Although publicly releasing disaggregated data can help researchers and policymakers enhance equity in policy design, these releases can also jeopardize people’s data privacy. A growing body of work at Urban is researching and applying statistical methods for protecting privacy in publicly released data, including “synthetic datasets,” which replace confidential records in a dataset with statistically representative pseudo-records.
Most synthetic datasets, such as Urban’s work with the Internal Revenue Service to create and release synthetic tax records, are generated at the federal level, as local governments often face additional barriers to creating synthetic data because of resource constraints. To understand the specific challenges local governments face in generating synthetic data, we partnered with the Western Pennsylvania Regional Data Center and the Department of Human Services (DHS) in Allegheny County, Pennsylvania, to synthesize their 2021 human services data.

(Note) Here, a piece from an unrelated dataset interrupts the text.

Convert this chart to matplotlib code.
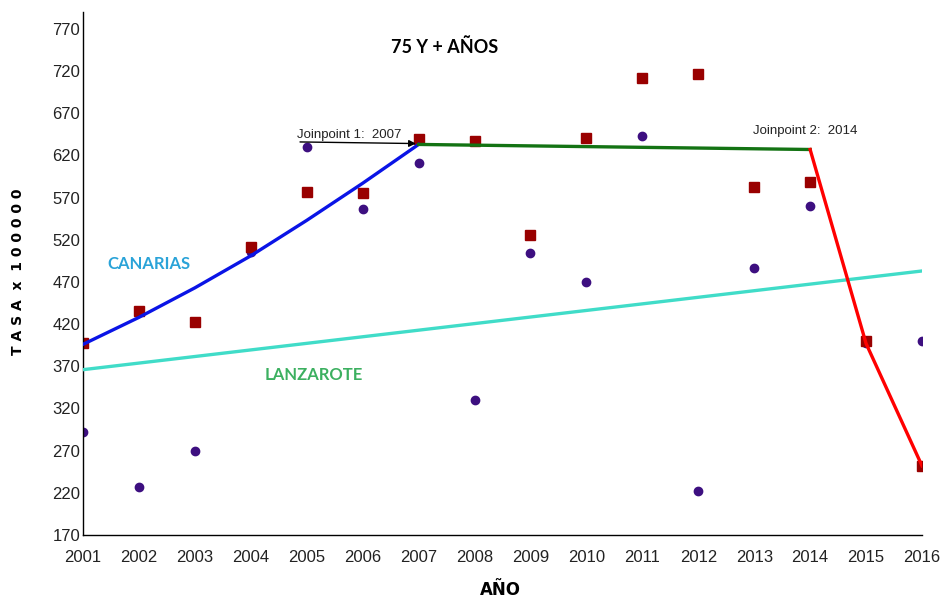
import matplotlib
matplotlib.use("Agg")
import matplotlib.pyplot as plt

# ----- Daten -----
anios = list(range(2001, 2017))
canarias = [398, 436, 423, 511, 577, 576, 639, 637, 526, 641, 712, 716, 582, 589, 400, 252]
lanzarote = [292, 227, 269, 506, 630, 557, 611, 330, 504, 470, 643, 222, 486, 560, 398, 400]

# Joinpoint-Segmente (modelierte Werte)
seg1_anios = [2001, 2002, 2003, 2004, 2005, 2006, 2007]
seg1_tasa = [396, 428, 463, 501, 543, 587, 633]
seg2_anios = [2007, 2014]
seg2_tasa = [633, 627]
seg3_anios = [2014, 2015, 2016]
seg3_tasa = [627, 397, 252]

# Tendencia Lanzarote
lanz_anios = [2001, 2016]
lanz_tasa = [366, 483]

yticks = list(range(170, 771, 50))

arial = ['Liberation Sans', 'DejaVu Sans']

fig = plt.figure(figsize=(9.47, 6.03), dpi=100)
ax = fig.add_axes([83 / 947, 1 - 535 / 603, (922 - 83) / 947, (535 - 12) / 603])

ax.plot(anios, lanzarote, 'o', color='#3d0f80', markersize=6, zorder=2)
ax.plot(anios, canarias, 's', color='#990000', markersize=7, zorder=2)

ax.plot(lanz_anios, lanz_tasa, color='#40dcc8', lw=2.4, zorder=3)
ax.plot(seg1_anios, seg1_tasa, color='#0a14e6', lw=2.4, zorder=3)
ax.plot(seg2_anios, seg2_tasa, color='#137313', lw=2.4, zorder=3)
ax.plot(seg3_anios, seg3_tasa, color='#ff0000', lw=2.4, zorder=3)

# ----- Joinpoints -----
ax.annotate('', xy=(2007, 634), xytext=(2004.83, 636),
            arrowprops=dict(arrowstyle='-|>', color='black', lw=1, mutation_scale=10), zorder=4)
ax.text(2004.83, 637, 'Joinpoint 1:  2007', ha='left', va='bottom', fontsize=9.5,
        family=arial, color='#222222')
ax.text(2012.97, 649, 'Joinpoint 2:  2014', ha='left', va='center', fontsize=9.5,
        family=arial, color='#222222')

ax.text(2001.43, 491, 'CANARIAS', color='#2aa3d8', fontsize=12, fontweight='bold',
        ha='left', va='center', family=['Lato', 'DejaVu Sans'])
ax.text(2004.25, 360, 'LANZAROTE', color='#3cb060', fontsize=12, fontweight='bold',
        ha='left', va='center', family=['Lato', 'DejaVu Sans'])

fig.text(445 / 947, 1 - 47 / 603, '75 Y + AÑOS', ha='center', va='center', fontsize=13,
         fontweight='bold', family=['Lato', 'DejaVu Sans'])

ax.set_xlim(2001, 2016)
ax.set_ylim(170, 790)
ax.set_xticks(anios)
ax.set_yticks(yticks)
ax.tick_params(length=0, labelsize=12, colors='#222222')
ax.tick_params(axis='x', pad=11)
ax.tick_params(axis='y', pad=2)
for lab in ax.get_xticklabels() + ax.get_yticklabels():
    lab.set_family(arial)

for s in ['top', 'right']:
    ax.spines[s].set_visible(False)
for s in ['left', 'bottom']:
    ax.spines[s].set_color('black')
    ax.spines[s].set_linewidth(1)

fig.text(500 / 947, 1 - 590 / 603, 'AÑO', ha='center', va='center', fontsize=12, fontweight='bold')
fig.text(18 / 947, 1 - 272 / 603, 'T A S A  x  1 0 0 0 0 0', ha='center', va='center', rotation=90,
         fontsize=10, fontweight='bold')

fig.savefig('out.png', dpi=100)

These data cover individual-level usage of services, including child welfare services, behavioral health services, and homeless and housing supports provided by the Allegheny County DHS during 2021. Although Allegheny County does publicly release this data, they are aggregated (grouped by characteristic), and some information about municipalities with fewer than six individuals is suppressed.
Our partnership made it possible for the county to release synthetic 2021 human services data in a disaggregated form, which can allow for greater public insight, more granular analysis of individual-level interactions with multiple services, and improved representation for racial and ethnic groups. Through this project, we learned several lessons that could inform other local governments who may be interested in creating synthetic data for public release.
1. Seek stakeholder input to define the synthetic data’s use case.
The tradeoff between privacy and utility (the quality of the data from the perspective of those using the data) is well known in the data privacy field. Privacy protections must be lowered to achieve higher utility, and vice versa. This tradeoff means that synthetic data can replicate key elements of the original data, but will never perfectly match it, so stakeholders must prioritize preserving the most important elements.
For Allegheny County stakeholders, the added value in releasing disaggregated human services data was the ability to track one individual over the course of the year and their potential interactions with services. Centering and refining this use case drove all aspects of our strategy, quality evaluation, and tradeoff decisions. We specifically evaluated each version of our dataset on how well it captured month-to-month service usage for individuals. When pursuing their own synthetic datasets, local governments can ensure that domain experts weigh in on the ideal use case and make the final call on the balance between privacy and utility that best suits their use case.
2. Creating a synthetic dataset involves an iterative and time-consuming process.
Making the tradeoff decisions described above is an iterative process to maximize the quality and privacy of the final product. For our synthetic dataset, we evaluated 77 versions before selecting a final output for release. We relied heavily on input from our partners as experts when determining how to measure quality and privacy in this context, a process which took place over more than eight months of biweekly meetings. This timeline could accelerate considerably for future releases of data with the same structure and use case, but would still require some level of manual review and input before approval. Since this process is so time-consuming, local governments should be aware that synthetic data cannot feasibly replace confidential data that require frequent or real-time updates.
3. Creating a synthetic dataset takes dedicated capacity and technical expertise.
Although the exact computational requirements will depend on the size and type of the data, generating synthetic dataset options can be expensive and might require using paid cloud services such as Amazon Web Services (AWS) to speed up the process. Allegheny County stakeholders approached this process equipped with expertise in their dataset and use cases, but synthesizing the data also involved many technical decisions that required advanced understanding of data privacy. Urban staff provided trainings on data privacy and synthetic data to staff members of Allegheny County’s government, but other interested local governments may need to consult the existing literature and data privacy experts. Local governments should be aware of the time, resources, and knowledge needed, and prepare for funding additional staff and computational resources, or allow for a corresponding delay in the release timeline if funding is not available.
4. Clearly communicate limitations to the public alongside the dataset.
In order to avoid misuses of the synthetic data, users must grasp the tradeoff between quality and privacy and understand the dataset’s limitations. For our project, we created a user guide for the synthetic human services data discussing how and why synthetic data were released and how to responsibly use the product. We also ensured that the documentation for the public data clearly indicates that the released data are pseudo-records, not identical representations of the confidential data. In addition to transparent documentation, local governments can consider other methods to engage with the public, such as focus groups or workshops.
Though not without challenges, synthetic data offers local governments a richer and more nuanced understanding of their services, which can empower them to design more equitable policies while preserving data privacy. As more local governments begin to explore synthetic datasets, it’s worth planning for and keeping these lessons in mind.